When writing about the conservation of Dom Mintoff’s “modernist traditional” Ħal Tarxien villa yesterday I thought we can take some comfort that his house will stay on while everything around will be converted into the bog standard apartment blocks that are covering the country.
Not quite as it turns out.
Dom Mintoff’s villa is zoned in a three floor area (plus basement plus penthouse) overlooking Triq Xintill and a two floor area overlooking Joann Garden. In today’s bigger-is-better policy regime Triq Xintill developments would normally be permitted to rise to four floors plus penthouse.
Someone thought it would be a good idea to develop apartments right next door to Dom Mintoff’s house. And someone thought it would not be such a good idea.
On this map Dom Mintoff’s villa is etched in red. An application was filed to redevelop the plot next door (etched in blue).
The application, filed last year, is just what you’d expect: 11 garages and 4 apartments overlooking Joanne Gardens and 5 apartments overlooking Triq Xintill.
I looked at the case officer’s report on the application and the proposed development is found to be entirely kosher, strictly compliant with all policies for the neighbourhood in terms of height, alignment, views from the street, whatever.
The Superintendent for Cultural Heritage was consulted and they had no objection because the property is nowhere near the central conservation area. The Superintendent did not deem Dom Mintoff’s house as some cultural legacy that needed conservation.
After ticking all the boxes, the case officer finds a snag: not in the policies, not in the laws, not in the guidelines, but in what the dead next door neighbour might make of this.
This is from the case officer’s report: “The development as being proposed will create an additional extensive blank party wall overlooking a site currently being assessed (my emphasis) for its scheduling, on both historical and architectural merits, as indicated by the PA’s internal Heritage Planning Unit (HPU). The HPU also noted that any proposal adjacent to the site subject for scheduling, has to be considered within this scenario in order not to prejudice its outcome. In view of this, the proposed development would conflict with Thematic Objective 8 of the Strategic Plan for Environment and Development which aims for the safeguarding and enhancement of cultural heritage.”
For the gentiles the Heritage Planning Unit is an internal unit at the Planning Authority and distinct and different from the Superintendent of Cultural Heritage, an independent regulator set up by law.
So in this case, although a planning application was compliant with all written laws and regulations, a twinkle in the eyes of someone at HPU which no one outside the planning authority could have known about, is blocking it just in case the next door property might need its views protected.
How? Here’s how. The case officer’s report was filed on the 4th of May, 12 days ago. Dom Mintoff’s house was scheduled on the 11th of May, 4 days ago. The application to develop next door is due to be heard on the 31st of May.

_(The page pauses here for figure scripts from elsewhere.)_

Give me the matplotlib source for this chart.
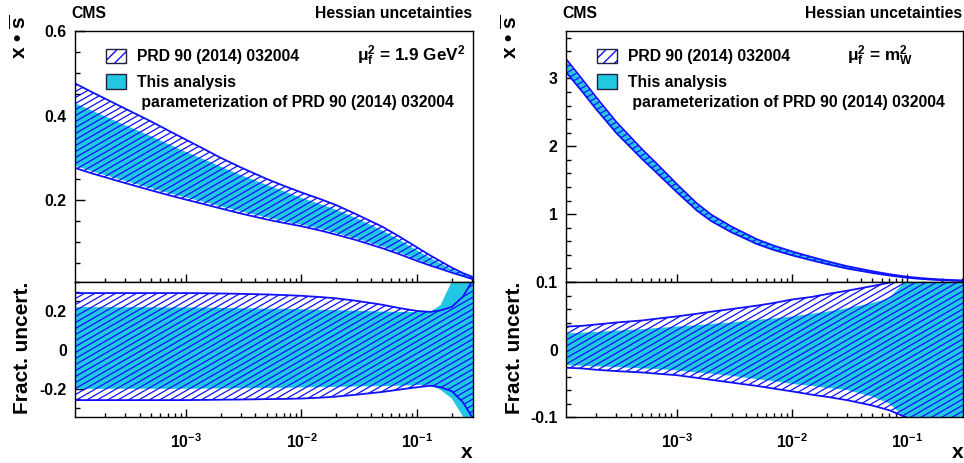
import numpy as np
import matplotlib
matplotlib.use('Agg')
import matplotlib.pyplot as plt
from matplotlib.collections import LineCollection
from matplotlib.patches import Polygon, Rectangle
from matplotlib.ticker import MultipleLocator, LogLocator, FuncFormatter

plt.rcParams['font.family'] = 'Liberation Sans'
plt.rcParams['font.weight'] = 'bold'
plt.rcParams['mathtext.fontset'] = 'custom'
plt.rcParams['mathtext.rm'] = 'Liberation Sans:bold'
plt.rcParams['mathtext.bf'] = 'Liberation Sans:bold'
plt.rcParams['mathtext.it'] = 'Liberation Sans:bold'
plt.rcParams['mathtext.sf'] = 'Liberation Sans:bold'
plt.rcParams['mathtext.default'] = 'bf'
plt.rcParams['axes.unicode_minus'] = False
plt.rcParams['hatch.linewidth'] = 1.0

# ---- data ----
x_pts = [1.1e-4, 1.5e-4, 2e-4, 3e-4, 5e-4, 7e-4, 1e-3, 1.5e-3, 2e-3, 3e-3, 5e-3, 7e-3,
         1e-2, 1.5e-2, 2e-2, 3e-2, 5e-2, 7e-2, 0.1, 0.13, 0.16, 0.2, 0.25, 0.31]

# left, mu_f^2 = 1.9 GeV^2
tl_prd_hi = [0.476, 0.457, 0.440, 0.416, 0.386, 0.365, 0.343, 0.318, 0.300, 0.277, 0.250, 0.234,
             0.218, 0.201, 0.188, 0.166, 0.137, 0.114, 0.088, 0.069, 0.055, 0.040, 0.027, 0.017]
tl_new_hi = [0.429, 0.413, 0.398, 0.377, 0.351, 0.333, 0.314, 0.294, 0.279, 0.259, 0.236, 0.221,
             0.205, 0.189, 0.177, 0.157, 0.128, 0.106, 0.081, 0.063, 0.050, 0.036, 0.025, 0.016]
tl_prd_lo = [0.276, 0.264, 0.254, 0.240, 0.223, 0.212, 0.201, 0.189, 0.180, 0.168, 0.154, 0.146,
             0.138, 0.127, 0.118, 0.105, 0.086, 0.072, 0.056, 0.045, 0.037, 0.028, 0.020, 0.012]
tl_new_lo = [0.281, 0.269, 0.259, 0.245, 0.228, 0.217, 0.206, 0.194, 0.185, 0.173, 0.159, 0.150,
             0.142, 0.131, 0.122, 0.109, 0.090, 0.076, 0.059, 0.048, 0.039, 0.030, 0.021, 0.013]

bl_prd_hi = [0.293, 0.293, 0.293, 0.293, 0.293, 0.293, 0.293, 0.292, 0.291, 0.289, 0.286, 0.283,
             0.279, 0.272, 0.266, 0.253, 0.233, 0.216, 0.201, 0.196, 0.204, 0.222, 0.275, 0.37]
bl_new_hi = [0.221, 0.221, 0.220, 0.220, 0.220, 0.219, 0.219, 0.218, 0.217, 0.215, 0.213, 0.212,
             0.210, 0.207, 0.205, 0.202, 0.198, 0.196, 0.195, 0.196, 0.232, 0.353, 0.55, 0.8]
bl_prd_lo = [-0.258, -0.258, -0.258, -0.258, -0.258, -0.258, -0.258, -0.257, -0.256, -0.255, -0.253, -0.252,
             -0.250, -0.245, -0.240, -0.230, -0.216, -0.204, -0.192, -0.184, -0.192, -0.212, -0.27, -0.36]
bl_new_lo = [-0.200, -0.200, -0.200, -0.200, -0.200, -0.200, -0.200, -0.199, -0.198, -0.197, -0.196, -0.195,
             -0.193, -0.191, -0.190, -0.188, -0.186, -0.184, -0.181, -0.180, -0.206, -0.25, -0.343, -0.5]

# right, mu_f^2 = m_W^2
tr_central = [3.18, 2.90, 2.63, 2.27, 1.88, 1.64, 1.38, 1.10, 0.94, 0.77, 0.59, 0.50,
              0.42, 0.34, 0.285, 0.215, 0.145, 0.105, 0.07, 0.052, 0.041, 0.031, 0.024, 0.019]

br_prd_hi = [0.034, 0.035, 0.037, 0.040, 0.043, 0.046, 0.049, 0.053, 0.056, 0.060, 0.065, 0.069,
             0.074, 0.078, 0.082, 0.087, 0.094, 0.099, 0.104, 0.12, 0.14, 0.16, 0.18, 0.2]
br_new_hi = [0.024, 0.025, 0.026, 0.028, 0.030, 0.032, 0.034, 0.036, 0.038, 0.040, 0.044, 0.046,
             0.049, 0.053, 0.056, 0.061, 0.069, 0.076, 0.104, 0.14, 0.17, 0.2, 0.23, 0.26]
br_prd_lo = [-0.027, -0.028, -0.030, -0.032, -0.034, -0.036, -0.038, -0.042, -0.045, -0.049, -0.054, -0.058,
             -0.062, -0.067, -0.070, -0.075, -0.083, -0.090, -0.101, -0.115, -0.13, -0.15, -0.17, -0.2]
br_new_lo = [-0.023, -0.024, -0.025, -0.026, -0.028, -0.029, -0.031, -0.034, -0.036, -0.039, -0.044, -0.047,
             -0.051, -0.054, -0.057, -0.060, -0.070, -0.080, -0.104, -0.13, -0.15, -0.17, -0.2, -0.23]

legend_labels = ['PRD 90 (2014) 032004', 'This analysis', ' parameterization of PRD 90 (2014) 032004']
scale_labels = [r'$μ_{f}^{2}$ = 1.9 GeV$^{2}$', r'$μ_{f}^{2}$ = m$_{W}^{2}$']

XMIN, XMAX = 1.1e-4, 0.305
BLUE = '#1010ff'
CYAN = '#22c8e2'
FS = 11.3
W, H = 964, 463


def place(l, t, r, b):
    return [l / W, 1 - b / H, (r - l) / W, (b - t) / H]


def band(ax, lo, hi, fill=None, hatch=False, edges=False):
    x = np.array(x_pts)
    lo = np.asarray(lo)
    hi = np.asarray(hi)
    if fill:
        ax.fill_between(x, lo, hi, facecolor=fill, edgecolor='none', lw=0, zorder=2)
    if hatch:
        # ROOT-like hatch: thin lines at 30 degrees clipped to the band
        verts = np.column_stack([np.r_[x, x[::-1]], np.r_[lo, hi[::-1]]])
        clip = Polygon(verts, closed=True, transform=ax.transData)
        bb = ax.get_window_extent()
        w, h = bb.width, bb.height
        t = np.tan(np.radians(30))
        segs = [[(0, b / h), (1, (b + t * w) / h)] for b in np.arange(-t * w, h, 6.0)]
        lc = LineCollection(segs, colors=BLUE, linewidths=0.9, transform=ax.transAxes, zorder=3)
        ax.add_collection(lc, autolim=False)
        lc.set_clip_path(clip)
        lc.set_clip_box(ax.bbox)
    if edges:
        ax.plot(x, hi, color=BLUE, lw=1.3, zorder=4)
        ax.plot(x, lo, color=BLUE, lw=1.3, zorder=4)


def style(ax, ylim, major, minor, xlabels, hide_zero=False):
    ax.set_xscale('log')
    ax.set_xlim(XMIN, XMAX)
    ax.set_ylim(*ylim)
    ax.yaxis.set_major_locator(MultipleLocator(major))
    ax.yaxis.set_minor_locator(MultipleLocator(minor))
    ax.yaxis.set_major_formatter(FuncFormatter(
        lambda v, p: '' if (hide_zero and abs(v) < 1e-9) else ('0' if abs(v) < 1e-9 else '%g' % v)))
    ax.xaxis.set_major_locator(LogLocator(base=10))
    ax.xaxis.set_minor_locator(LogLocator(base=10, subs=np.arange(2, 10)))
    ax.xaxis.set_major_formatter(FuncFormatter(lambda v, p: r'$10^{%d}$' % round(np.log10(v))))
    ax.xaxis.set_minor_formatter(FuncFormatter(lambda v, p: ''))
    ax.tick_params(axis='y', which='major', direction='in', length=7.2, width=1, pad=6, labelsize=FS)
    ax.tick_params(axis='y', which='minor', direction='in', length=3.6, width=1)
    ax.tick_params(axis='x', which='major', direction='in', length=5.8, width=1, pad=11, labelsize=FS,
                   labelbottom=xlabels)
    ax.tick_params(axis='x', which='minor', direction='in', length=2.9, width=1)
    ax.tick_params(top=False, right=False, which='both')
    for s in ax.spines.values():
        s.set_linewidth(1.0)
        s.set_zorder(10)


fig = plt.figure(figsize=(9.64, 4.63), dpi=100)

ax_tl = fig.add_axes(place(75, 31, 473, 282))
ax_bl = fig.add_axes(place(75, 282, 473, 417))
ax_tr = fig.add_axes(place(566, 31, 963, 282))
ax_br = fig.add_axes(place(566, 282, 963, 417))

style(ax_tl, (0.006, 0.6), 0.2, 0.05, False)
style(ax_bl, (-0.345, 0.35), 0.2, 0.05, True)
style(ax_tr, (0.0, 3.7), 1, 0.2, False, hide_zero=True)
style(ax_br, (-0.1, 0.1), 0.1, 0.02, True)

# left panels
band(ax_tl, tl_new_lo, tl_new_hi, fill=CYAN)
band(ax_tl, tl_prd_lo, tl_prd_hi, hatch=True, edges=True)
band(ax_bl, bl_new_lo, bl_new_hi, fill=CYAN)
band(ax_bl, bl_prd_lo, bl_prd_hi, hatch=True, edges=True)

# right panels: bands from central value and fractional uncertainties
c = np.array(tr_central)
band(ax_tr, c * (1 + np.array(br_new_lo)), c * (1 + np.array(br_new_hi)), fill=CYAN)
band(ax_tr, c * (1 + np.array(br_prd_lo)), c * (1 + np.array(br_prd_hi)), hatch=True, edges=True)
band(ax_br, br_new_lo, br_new_hi, fill=CYAN)
band(ax_br, br_prd_lo, br_prd_hi, hatch=True, edges=True)


def txt(px, py, s, **kw):
    kw.setdefault('fontsize', FS)
    kw.setdefault('fontweight', 'bold')
    return fig.text(px / W, 1 - py / H, s, **kw)


for off, frame_r, lab_x, scale in [(0, 472, 23, scale_labels[0]), (491, 962, 514, scale_labels[1])]:
    txt(71 + off, 18.5, 'CMS', va='baseline')
    txt(frame_r, 18.5, 'Hessian uncetainties', ha='right', va='baseline')
    # y titles
    txt(lab_x - 3, 15, r'x • $\overline{\rm s}$', rotation=90, ha='center', va='top', fontsize=15)
    txt(lab_x, 348, 'Fract. uncert.', rotation=90, ha='center', va='center', fontsize=15)
    txt(467 + off, 452, 'x', ha='center', va='center', fontsize=15)
    # legend
    bx = 106 + off
    fig.patches.append(Rectangle((bx / W, 1 - 63 / H), 20 / W, 14 / H, transform=fig.transFigure,
                                 facecolor='white', edgecolor=BLUE, hatch='///', lw=0))
    fig.patches.append(Rectangle((bx / W, 1 - 63 / H), 20 / W, 14 / H, transform=fig.transFigure,
                                 facecolor='none', edgecolor='#202040', lw=1))
    fig.patches.append(Rectangle((bx / W, 1 - 89 / H), 20 / W, 15 / H, transform=fig.transFigure,
                                 facecolor=CYAN, edgecolor='#202040', lw=1))
    txt(137 + off, 61.5, legend_labels[0], va='baseline')
    txt(137 + off, 86.7, legend_labels[1], va='baseline')
    txt(137 + off, 106.5, legend_labels[2], va='baseline')
    txt((357 if off == 0 else 847), 61, scale, va='baseline', fontsize=FS + 1)

fig.savefig('out.png', dpi=100)
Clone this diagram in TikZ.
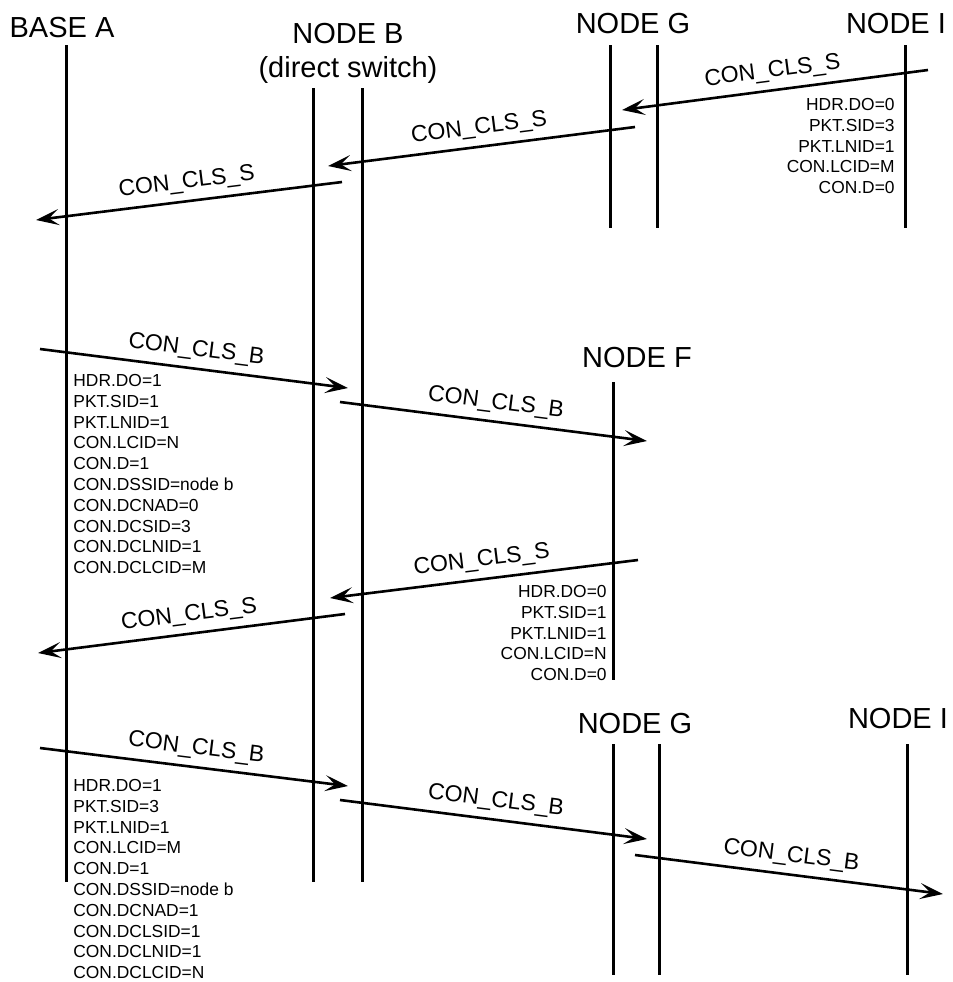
\documentclass[tikz,border=0pt]{standalone}
\usepackage{fontspec}
\setmainfont{Liberation Sans}
\usepackage{tikz}
\usetikzlibrary{arrows.meta}
\tikzset{
  life/.style={line width=1.5pt},
  msg/.style={-{Stealth[length=11.5pt, width=8pt, inset=5pt]}, line width=1.3pt},
  hdr/.style={font=\fontsize{14.5}{17}\selectfont, anchor=base, inner sep=0pt},
  msglbl/.style={font=\fontsize{11.5}{13}\selectfont, above, sloped, midway, inner sep=3.5pt},
  fields/.style={font=\fontsize{8.7}{10.4}\selectfont, inner sep=0pt}
}

\begin{document}
\begin{tikzpicture}[x=0.5pt, y=-0.5pt]
  \useasboundingbox (0,0) rectangle (953,982);

  % Headers
  \node[hdr] (baseA) at (62,37) {BASE A};
  \node[hdr, anchor=north, align=center] (nodeB) at (348,23) {NODE B\\(direct switch)};
  \node[hdr] (nodeG) at (633,33) {NODE G};
  \node[hdr] (nodeI) at (896,33) {NODE I};
  \node[hdr] (nodeF) at (637,367) {NODE F};
  \node[hdr] (nodeG2) at (635,733) {NODE G};
  \node[hdr] (nodeI2) at (898,728) {NODE I};

  % Lifelines
  \coordinate (la1) at (66,45);   \coordinate (la2) at (66,882);
  \coordinate (lb1) at (313,88);  \coordinate (lb2) at (313,882);
  \coordinate (lc1) at (362,88);  \coordinate (lc2) at (362,882);
  \coordinate (lg1) at (610,45);  \coordinate (lg2) at (610,228);
  \coordinate (lh1) at (657,45);  \coordinate (lh2) at (657,228);
  \coordinate (li1) at (905,45);  \coordinate (li2) at (905,228);
  \coordinate (lf1) at (613,382); \coordinate (lf2) at (613,680);
  \coordinate (lm1) at (613,744); \coordinate (lm2) at (613,975);
  \coordinate (ln1) at (659,744); \coordinate (ln2) at (659,975);
  \coordinate (lo1) at (907,744); \coordinate (lo2) at (907,975);
  \foreach \p in {la,lb,lc,lg,lh,li,lf,lm,ln,lo}
    \draw[life] (\p1) -- (\p2);

  % Release back to base A
  \coordinate (m1s) at (928,70);  \coordinate (m1e) at (622,110);
  \coordinate (m2s) at (635,127); \coordinate (m2e) at (328,166);
  \coordinate (m3s) at (342,182); \coordinate (m3e) at (36,220);
  \draw[msg] (m1s) -- node[msglbl] {CON\_CLS\_S} (m1e);
  \draw[msg] (m2s) -- node[msglbl] {CON\_CLS\_S} (m2e);
  \draw[msg] (m3s) -- node[msglbl] {CON\_CLS\_S} (m3e);
  \node[fields, anchor=north east, align=right] (fld1) at (895,98)
    {HDR.DO=0\\PKT.SID=3\\PKT.LNID=1\\CON.LCID=M\\CON.D=0};

  % Base A to node F and back
  \coordinate (m4s) at (40,349);  \coordinate (m4e) at (348,388);
  \coordinate (m5s) at (340,402); \coordinate (m5e) at (647,441);
  \coordinate (m6s) at (638,560); \coordinate (m6e) at (330,598);
  \coordinate (m7s) at (345,614); \coordinate (m7e) at (38,653);
  \draw[msg] (m4s) -- node[msglbl] {CON\_CLS\_B} (m4e);
  \draw[msg] (m5s) -- node[msglbl] {CON\_CLS\_B} (m5e);
  \draw[msg] (m6s) -- node[msglbl] {CON\_CLS\_S} (m6e);
  \draw[msg] (m7s) -- node[msglbl] {CON\_CLS\_S} (m7e);
  \node[fields, anchor=north west, align=left] (fld2) at (73,374)
    {HDR.DO=1\\PKT.SID=1\\PKT.LNID=1\\CON.LCID=N\\CON.D=1\\CON.DSSID=node b\\
     CON.DCNAD=0\\CON.DCSID=3\\CON.DCLNID=1\\CON.DCLCID=M};
  \node[fields, anchor=north east, align=right] (fld3) at (607,585)
    {HDR.DO=0\\PKT.SID=1\\PKT.LNID=1\\CON.LCID=N\\CON.D=0};

  % Base A to node I
  \coordinate (m8s) at (40,748);   \coordinate (m8e) at (348,786);
  \coordinate (m9s) at (340,800);  \coordinate (m9e) at (647,839);
  \coordinate (m10s) at (635,855); \coordinate (m10e) at (943,894);
  \draw[msg] (m8s) -- node[msglbl] {CON\_CLS\_B} (m8e);
  \draw[msg] (m9s) -- node[msglbl] {CON\_CLS\_B} (m9e);
  \draw[msg] (m10s) -- node[msglbl] {CON\_CLS\_B} (m10e);
  \node[fields, anchor=north west, align=left] (fld4) at (73,779)
    {HDR.DO=1\\PKT.SID=3\\PKT.LNID=1\\CON.LCID=M\\CON.D=1\\CON.DSSID=node b\\
     CON.DCNAD=1\\CON.DCLSID=1\\CON.DCLNID=1\\CON.DCLCID=N};
\end{tikzpicture}
\end{document}
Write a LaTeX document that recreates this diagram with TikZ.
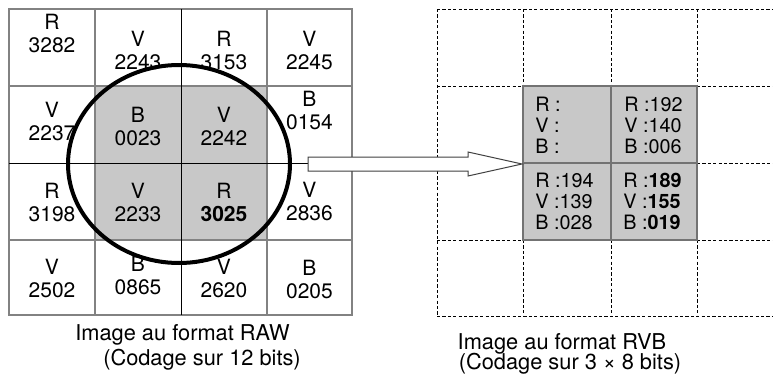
\documentclass[tikz,border=0pt]{standalone}
\usepackage{fontspec}
\setmainfont{TeX Gyre Heros}
\usepackage{tikz}
\definecolor{cellgray}{RGB}{200,200,200}
\definecolor{linegray}{RGB}{130,130,130}
\definecolor{boxgray}{RGB}{115,115,115}

\begin{document}
\begin{tikzpicture}[
    x=0.5pt, y=-0.5pt,
    rawline/.style={draw=linegray, line width=0.65pt},
    midline/.style={draw=black, line width=0.5pt},
    rvbline/.style={draw=black, line width=0.45pt, dash pattern=on 1.6pt off 1.1pt},
    rvbbox/.style={draw=boxgray, line width=0.75pt},
    rawtext/.style={align=center, inner sep=0pt, font=\fontsize{10.5}{11.5}\selectfont},
    rvbtext/.style={align=left, anchor=west, inner sep=0pt, font=\fontsize{9.9}{10.5}\selectfont},
    captext/.style={anchor=base, inner sep=0pt, font=\fontsize{10.9}{12}\selectfont},
    lens/.style={draw=black, line width=2pt},
    bigarrow/.style={draw=black!75, fill=white, line width=0.5pt, line join=miter}
]
\useasboundingbox (0,0) rectangle (773,376);

% RAW grid
\fill[cellgray] (95,86) rectangle (267,240);
\draw[rawline] (9,9) rectangle (352,315);
\draw[rawline] (95,9) -- (95,315);
\draw[rawline] (267,9) -- (267,315);
\draw[rawline] (9,86) -- (352,86);
\draw[rawline] (9,240) -- (352,240);
\draw[midline] (181,9) -- (181,315);
\draw[midline] (9,163) -- (352,163);

% RAW values
\node[rawtext] (raw11) at (52,33) {R\\3282};
\node[rawtext] (raw12) at (138,50.5) {V\\2243};
\node[rawtext] (raw13) at (224,50.5) {R\\3153};
\node[rawtext] (raw14) at (309.5,50) {V\\2245};
\node[rawtext] (raw21) at (52,121) {V\\2237};
\node[rawtext] (raw22) at (138,126) {B\\0023};
\node[rawtext] (raw23) at (224,126) {V\\2242};
\node[rawtext] (raw24) at (309.5,110) {B\\0154};
\node[rawtext] (raw31) at (52,202) {R\\3198};
\node[rawtext] (raw32) at (138,202) {V\\2233};
\node[rawtext] (raw33) at (224,202) {R\\\textbf{3025}};
\node[rawtext] (raw34) at (309.5,201) {V\\2836};
\node[rawtext] (raw41) at (52,278.5) {V\\2502};
\node[rawtext] (raw42) at (138,275.5) {B\\0865};
\node[rawtext] (raw43) at (224,278) {V\\2620};
\node[rawtext] (raw44) at (309.5,279.5) {B\\0205};

% Interpolation zone
\draw[lens] (179,164) ellipse [x radius=55.5pt, y radius=49.5pt];

% RVB grid
\fill[cellgray] (523,86) rectangle (697,240);
\draw[rvbline] (437,9) -- (773,9);
\draw[rvbline] (437,316) -- (773,316);
\draw[rvbline] (437,86) -- (523,86);
\draw[rvbline] (697,86) -- (773,86);
\draw[rvbline] (437,163) -- (523,163);
\draw[rvbline] (697,163) -- (773,163);
\draw[rvbline] (437,240) -- (523,240);
\draw[rvbline] (697,240) -- (773,240);
\draw[rvbline] (437,9) -- (437,316);
\draw[rvbline] (523,9) -- (523,86);
\draw[rvbline] (611,9) -- (611,86);
\draw[rvbline] (697,9) -- (697,86);
\draw[rvbline] (523,240) -- (523,316);
\draw[rvbline] (611,240) -- (611,316);
\draw[rvbline] (697,240) -- (697,316);
\draw[rvbbox] (523,86) rectangle (697,240);
\draw[rvbbox] (611,86) -- (611,240);
\draw[rvbbox] (523,163) -- (697,163);

% RVB values
\node[rvbtext] (rvb22) at (535,125) {R :\\V :\\B :};
\node[rvbtext] (rvb23) at (624,125) {R :192\\V :140\\B :006};
\node[rvbtext] (rvb32) at (535,201) {R :194\\V :139\\B :028};
\node[rvbtext] (rvb33) at (623,201) {R :\textbf{189}\\V :\textbf{155}\\B :\textbf{019}};

% Arrow
\coordinate (arrowfrom) at (308,164);
\coordinate (arrowto) at (522,164);
\draw[bigarrow] (arrowfrom) ++(0,-7) -- ++(160,0) -- ++(0,-5) -- (arrowto)
    -- ++(-54,12) -- ++(0,-5) -- ++(-160,0) -- cycle;

% Captions
\node[captext] (rawcap1) at (182.5,340) {Image au format RAW};
\node[captext] (rawcap2) at (202,365) {(Codage sur 12 bits)};
\node[captext] (rvbcap1) at (562,349) {Image au format RVB};
\node[captext] (rvbcap2) at (570,369) {(Codage sur 3 × 8 bits)};

\end{tikzpicture}
\end{document}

The only way the application to develop next door can be refused is if it suddenly finds itself next door to scheduled property. And not just any scheduling. It had to be scheduled to Grade 1 to diffuse any possible argument in defence of the application. It would be quite literally like arguing for building these apartments next door to St John’s Co-Cathedral.
And nothing is left to chance. The application for these Xintill Street apartments will not be heard by an ordinary Planning Commission as would be normal procedure but has been “undelegated” to have it discussed by the plenary session of the PA Board that would normally limit itself to review major projects.
This too gives us some comfort. It is not true that the ‘business friendliness’ of the government and today’s planners stops at nothing and is a blanket open door to the ever-growing appetite for construction anywhere and any way. Their open door policy does not stop at the perimeter of the development zone, or at restrictions to limit dust, noise, congestion, and over-development, or at the door of buildings of genuine historical value.
But they do draw the line around the house Dom Mintoff lived in.
There’s something deeply disturbing about a government that improvises rules to block someone from doing something which was perfectly legal the day before, not because the government has found some policy gap but because of purely personal, subjective considerations. It is the flip side of the same collapse of rule of law that allows government to ignore its own rules when doing so is to some personal, subjective advantage.